With all this uncertainty the carrier continues to operate. How long will the cash last before the airline has to go in for another handout from the government or declare bankruptcy?
Even though committees are in place and consultants hired towards the restructuring of the airline, there seems to be no urgency to get on with the task at hand.
Who is responsible for this apathy and why are those responsible not giving priority to making things work?
Lessons from other airlines
It would be of interest for readers to know, 86-year-old Air India, with an accumulated debt of around USD 8 billion has been up for sale. The Indian government has offered to sell a 76% stake to a local or foreign entity. An international airline may also buy a stake up to 49%. Nevertheless, the Indian government was forced to extend its deadline till May 31 due to no takers.
Unlike South Asian nations still obsessed with outdated notions of ‘national carrier’ and ‘flag carrier,’ western countries have privatized their airlines. The single largest shareholder of International Airlines Group, owning company of British Airways is Qatar Airways with 20.1% equity. Air France acquired KLM Royal Dutch Airlines. The French government holds only 14% of the Air France-KLM group. Its CEO resigned last week rather than give in to labor unions demanding higher wages from the loss-making company while the government declined to get involved. On the other hand, directors of SLA, in 2016 gave into staff demands and granted pay increases across the board as a few of the ten unions refused to agree to a wage freeze. The Company reported a loss of LKR 28.9 billion in the year ending March 31, 2017.
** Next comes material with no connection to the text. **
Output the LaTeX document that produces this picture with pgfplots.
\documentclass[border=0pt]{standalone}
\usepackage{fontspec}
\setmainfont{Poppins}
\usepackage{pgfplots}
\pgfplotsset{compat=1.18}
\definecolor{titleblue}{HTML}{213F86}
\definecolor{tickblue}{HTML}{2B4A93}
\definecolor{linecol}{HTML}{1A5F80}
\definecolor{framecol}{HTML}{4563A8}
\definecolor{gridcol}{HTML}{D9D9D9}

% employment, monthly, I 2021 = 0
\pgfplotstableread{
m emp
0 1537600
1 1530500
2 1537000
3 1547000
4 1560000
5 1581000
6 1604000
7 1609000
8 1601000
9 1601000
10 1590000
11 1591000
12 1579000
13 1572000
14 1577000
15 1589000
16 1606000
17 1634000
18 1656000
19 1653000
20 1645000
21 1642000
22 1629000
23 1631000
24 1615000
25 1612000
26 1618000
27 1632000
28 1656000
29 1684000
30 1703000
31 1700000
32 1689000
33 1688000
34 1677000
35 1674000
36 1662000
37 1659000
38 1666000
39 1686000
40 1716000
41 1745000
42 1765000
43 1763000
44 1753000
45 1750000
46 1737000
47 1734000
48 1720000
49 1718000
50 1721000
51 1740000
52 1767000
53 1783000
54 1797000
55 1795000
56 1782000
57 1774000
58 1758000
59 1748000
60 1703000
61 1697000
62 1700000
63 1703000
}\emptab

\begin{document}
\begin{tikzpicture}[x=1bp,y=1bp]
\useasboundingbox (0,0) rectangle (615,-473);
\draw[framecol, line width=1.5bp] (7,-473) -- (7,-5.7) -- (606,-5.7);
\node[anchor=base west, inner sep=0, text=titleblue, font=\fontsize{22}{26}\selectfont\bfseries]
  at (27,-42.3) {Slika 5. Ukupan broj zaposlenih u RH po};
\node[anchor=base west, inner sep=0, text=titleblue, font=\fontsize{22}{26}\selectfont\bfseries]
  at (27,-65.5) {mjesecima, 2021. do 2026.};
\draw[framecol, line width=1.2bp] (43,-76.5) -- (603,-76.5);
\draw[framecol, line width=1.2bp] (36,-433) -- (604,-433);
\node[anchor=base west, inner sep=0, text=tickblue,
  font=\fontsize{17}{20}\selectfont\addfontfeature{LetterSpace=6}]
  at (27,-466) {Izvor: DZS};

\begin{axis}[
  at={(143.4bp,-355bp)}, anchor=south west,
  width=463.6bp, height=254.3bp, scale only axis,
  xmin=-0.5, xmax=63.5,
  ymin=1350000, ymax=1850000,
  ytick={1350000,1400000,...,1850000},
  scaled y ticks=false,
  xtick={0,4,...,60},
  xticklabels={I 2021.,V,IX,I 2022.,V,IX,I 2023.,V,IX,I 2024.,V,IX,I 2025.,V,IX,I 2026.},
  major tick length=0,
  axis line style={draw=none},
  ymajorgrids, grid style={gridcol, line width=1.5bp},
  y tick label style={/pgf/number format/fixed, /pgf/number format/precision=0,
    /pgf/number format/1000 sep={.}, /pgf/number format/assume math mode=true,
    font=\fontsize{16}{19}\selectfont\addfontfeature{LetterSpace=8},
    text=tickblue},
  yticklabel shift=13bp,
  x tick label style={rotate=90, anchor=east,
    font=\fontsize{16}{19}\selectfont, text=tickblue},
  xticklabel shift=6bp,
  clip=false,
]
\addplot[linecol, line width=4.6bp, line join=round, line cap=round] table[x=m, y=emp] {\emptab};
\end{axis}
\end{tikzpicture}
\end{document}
On the other hand, despite challenges arising from withdrawing some flights to the USA, Emirates Group has just posted a profit for the 30th consecutive year of USD 1.1 billion for the FY ending March 31, 2018, up 67% from previous year. The group has declared a dividend of USD 545 million to its major shareholder. The carrier has achieved a commendable 4% growth in passenger traffic beside a 4% reduction in workforce. Emirates took to the skies in 1985, six years after SLA with a startup handout of USD 10 million from the Ruler, a leased Boeing 737 and an Airbus A300. Its fleet today consists of 254 aircraft operating to 141 destinations with a further 220 in their order books. The Initial handout of USD 10 million from the Ruler of Dubai was returned, and the airline receives no government subsidies. Dubai, unlike other emirates of UAE, has limited oil reserves and has turned from net exporter to a net importer. The airline’s success story is based on being managed by aviation professionals and operated with well trained, competent and dedicated staff. The major shareholder, state-owned Investment Corporation of Dubai, plays no role in the management of the company.
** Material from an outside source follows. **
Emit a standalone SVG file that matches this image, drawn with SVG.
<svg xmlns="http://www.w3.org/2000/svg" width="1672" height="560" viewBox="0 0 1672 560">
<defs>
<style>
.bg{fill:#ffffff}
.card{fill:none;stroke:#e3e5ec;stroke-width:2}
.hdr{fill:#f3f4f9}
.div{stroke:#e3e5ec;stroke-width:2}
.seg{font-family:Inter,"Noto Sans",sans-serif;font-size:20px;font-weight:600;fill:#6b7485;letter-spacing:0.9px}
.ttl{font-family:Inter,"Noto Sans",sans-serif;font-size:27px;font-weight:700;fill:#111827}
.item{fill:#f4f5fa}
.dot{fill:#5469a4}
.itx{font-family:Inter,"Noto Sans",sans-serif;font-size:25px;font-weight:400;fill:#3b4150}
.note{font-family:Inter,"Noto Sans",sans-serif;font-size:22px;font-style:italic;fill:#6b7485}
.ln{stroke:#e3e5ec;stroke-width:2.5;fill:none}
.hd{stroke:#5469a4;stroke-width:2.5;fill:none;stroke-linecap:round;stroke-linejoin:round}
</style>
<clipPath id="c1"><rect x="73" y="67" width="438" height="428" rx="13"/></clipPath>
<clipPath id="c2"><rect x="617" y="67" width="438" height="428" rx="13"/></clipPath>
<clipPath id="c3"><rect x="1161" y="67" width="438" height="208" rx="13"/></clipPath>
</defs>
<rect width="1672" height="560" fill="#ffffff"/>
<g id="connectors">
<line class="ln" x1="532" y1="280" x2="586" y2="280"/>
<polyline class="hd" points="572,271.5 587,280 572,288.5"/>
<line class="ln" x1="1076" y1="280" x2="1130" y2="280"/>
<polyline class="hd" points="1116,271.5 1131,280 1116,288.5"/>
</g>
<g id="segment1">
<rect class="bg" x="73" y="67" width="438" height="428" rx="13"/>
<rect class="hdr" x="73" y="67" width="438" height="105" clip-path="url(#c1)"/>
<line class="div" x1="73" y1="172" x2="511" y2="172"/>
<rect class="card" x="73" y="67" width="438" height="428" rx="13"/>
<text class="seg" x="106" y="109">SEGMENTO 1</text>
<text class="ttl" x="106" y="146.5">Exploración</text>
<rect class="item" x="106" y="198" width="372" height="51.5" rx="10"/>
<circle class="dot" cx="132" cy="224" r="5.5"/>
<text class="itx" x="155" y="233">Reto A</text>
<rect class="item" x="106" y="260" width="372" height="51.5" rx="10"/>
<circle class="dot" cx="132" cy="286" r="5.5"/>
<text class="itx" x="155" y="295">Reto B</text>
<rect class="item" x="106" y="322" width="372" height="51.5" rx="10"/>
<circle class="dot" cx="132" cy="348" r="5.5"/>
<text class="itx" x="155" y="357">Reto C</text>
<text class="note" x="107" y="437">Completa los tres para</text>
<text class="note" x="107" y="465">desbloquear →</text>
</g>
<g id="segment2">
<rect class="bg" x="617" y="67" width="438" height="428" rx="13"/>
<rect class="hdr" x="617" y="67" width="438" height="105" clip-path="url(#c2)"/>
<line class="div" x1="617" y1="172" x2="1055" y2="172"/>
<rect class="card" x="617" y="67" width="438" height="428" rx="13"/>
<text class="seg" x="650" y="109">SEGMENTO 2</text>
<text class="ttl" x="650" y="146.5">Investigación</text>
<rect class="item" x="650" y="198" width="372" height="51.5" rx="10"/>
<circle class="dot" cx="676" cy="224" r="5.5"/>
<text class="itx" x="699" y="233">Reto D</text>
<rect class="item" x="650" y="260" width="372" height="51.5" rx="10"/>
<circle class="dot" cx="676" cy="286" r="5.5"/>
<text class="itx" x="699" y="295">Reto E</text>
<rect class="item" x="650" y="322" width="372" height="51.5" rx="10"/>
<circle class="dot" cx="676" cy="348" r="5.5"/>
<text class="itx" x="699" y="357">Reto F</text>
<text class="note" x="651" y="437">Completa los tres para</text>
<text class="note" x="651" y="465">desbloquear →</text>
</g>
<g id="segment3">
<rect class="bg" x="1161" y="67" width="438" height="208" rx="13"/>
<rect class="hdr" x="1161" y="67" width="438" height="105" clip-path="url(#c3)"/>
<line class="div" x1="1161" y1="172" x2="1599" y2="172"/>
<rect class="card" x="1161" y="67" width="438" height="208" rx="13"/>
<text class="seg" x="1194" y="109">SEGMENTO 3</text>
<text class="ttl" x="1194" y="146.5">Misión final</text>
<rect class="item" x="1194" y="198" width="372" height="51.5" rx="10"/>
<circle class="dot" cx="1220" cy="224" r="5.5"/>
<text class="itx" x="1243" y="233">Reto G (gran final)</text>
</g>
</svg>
The Presidential Commission of Inquiry has its work cut out. It has been mandated to inquire into allegations of large-scale frauds and malpractices in SriLankan Airlines, SriLankan Catering Ltd, and Mihin Lanka (Pvt) Ltd, during the period of January 01, 2006 to January 31, 2018. Terms of reference include investigation of both financial and administrative mismanagement of the airline. The unraveling of the basis and those responsible for the purchase of six Airbus A330-300 and eight A350-900 aircraft is an absolute necessity. That said, mismanagement of the airline by GoSL and directors during administrations of both 2008/15 as well as 2015/18 require thorough investigation. Those responsible must be named and held accountable.
The lack of appetite among investors to invest in government-owned loss-making national carriers, essentially white elephants, is obvious. In 2016, a Deputy Minister stated, the future of SriLankan Airlines must be a commercial or political decision. After 70 years of independence and failures of Air Ceylon, Air Lanka, and SriLankan Airlines, it is a foregone conclusion, the major shareholder/GoSL is incapable of operating a commercially viable airline. In the absence of a strategic partner, the choice is between winding up the airline or continue as a political airline at the expense of many for the benefit of a few.